Vladimir Vladimirovich Putin (; Russian: Владимир Владимирович Путин [vɫɐˈdʲimʲɪr vɫɐˈdʲimʲɪrəvʲɪtɕ ˈputʲɪn] (listen); born 7 October 1952) is a Russian politician and a former officer of the KGB who has served as President of Russia since 2012, previously holding the position from 1999 until 2008. He was also the Prime Minister of Russia from 1999 to 2000 and again from 2008 to 2012.
Putin was born in Leningrad (now Saint Petersburg) and studied law at Leningrad State University, graduating in 1975. Putin worked as a KGB foreign intelligence officer for 16 years, rising to the rank of Lieutenant Colonel, before resigning in 1991 to begin a political career in Saint Petersburg. He later moved to Moscow in 1996 to join the administration of President Boris Yeltsin. He served as Director of the Federal Security Service (FSB) and Secretary of the Security Council, before being appointed as Prime Minister in August 1999. After the resignation of Yeltsin, Putin became Acting President, and less than four months later was elected outright to his first term as president and was reelected in 2004.
During his first tenure as president, the Russian economy grew for eight straight years, with GDP measured by purchasing power increasing by 72%, real incomes increased by a factor of 2.5, real wages more than tripled; unemployment and poverty more than halved and the Russians' self-assessed life satisfaction rose significantly. The growth was a result of a five-fold increase in the price of oil and gas which constitute the majority of Russian exports, recovery from the post-Communist depression and financial crises, a rise in foreign investment, and prudent economic and fiscal policies. Putin served as Prime Minister under Dmitry Medvedev from 2008 to 2012, where he oversaw large scale military reform and police reform. In 2012, Putin sought a third term as president and won with 64% of the vote. Falling oil prices coupled with international sanctions imposed at the beginning of 2014 after Russia's annexation of Crimea and military intervention in Eastern Ukraine led to GDP shrinking by 3.7% in 2015, though the Russian economy rebounded in 2016 with 0.3% GDP growth, and the recession officially ended. Development under Putin has included the construction of pipelines, the restoration of the satellite navigation system GLONASS, and the building of infrastructure for international events such as the 2014 Winter Olympics in Sochi.
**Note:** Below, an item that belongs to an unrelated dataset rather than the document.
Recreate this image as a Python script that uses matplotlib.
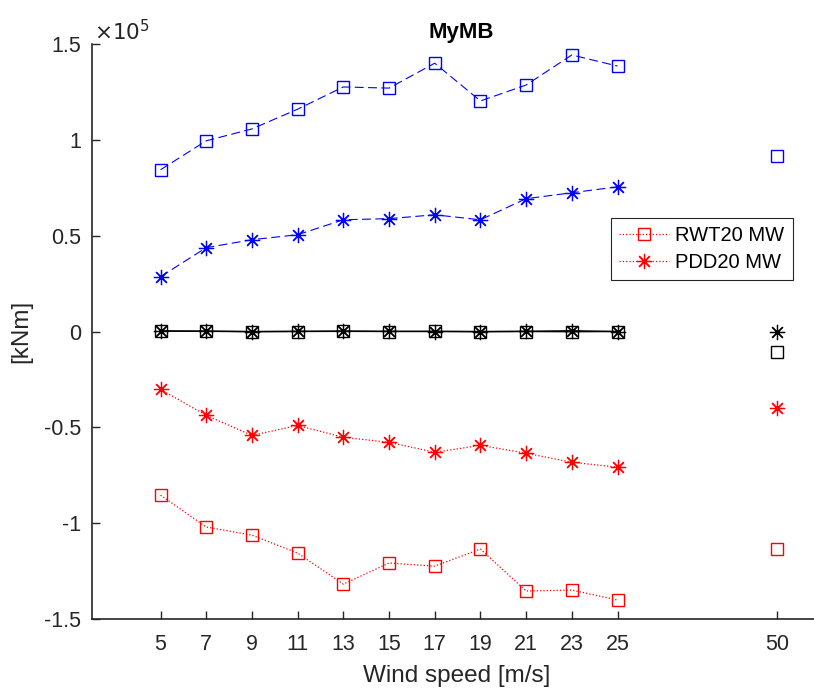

Putin gained 76% of the vote in the 2018 election and was re-elected for a six-year term that will end in 2024.
Under Putin's leadership, Russia has experienced democratic backsliding. Experts do not generally consider Russia to be a democracy, citing jailing of political opponents, curtailed press freedom, and the lack of free and fair elections. Russia has scored poorly on Transparency International's Corruption Perceptions Index, the Economist Intelligence Unit's Democracy Index and Freedom House's Freedom in the World index (including a record low 20/100 rating in the 2017 Freedom in the World report, a rating not given since the time of the Soviet Union). Human rights organizations and activists accuse Putin of persecuting political critics and activists as well as ordering them tortured or assassinated; he has rejected accusations of human rights abuses. Officials of the United States government have accused him of leading an interference program against Hillary Clinton in support of Donald Trump during the U.S. presidential election in 2016.
He is also known as Vladimir Vladimirovich Putin and Putin.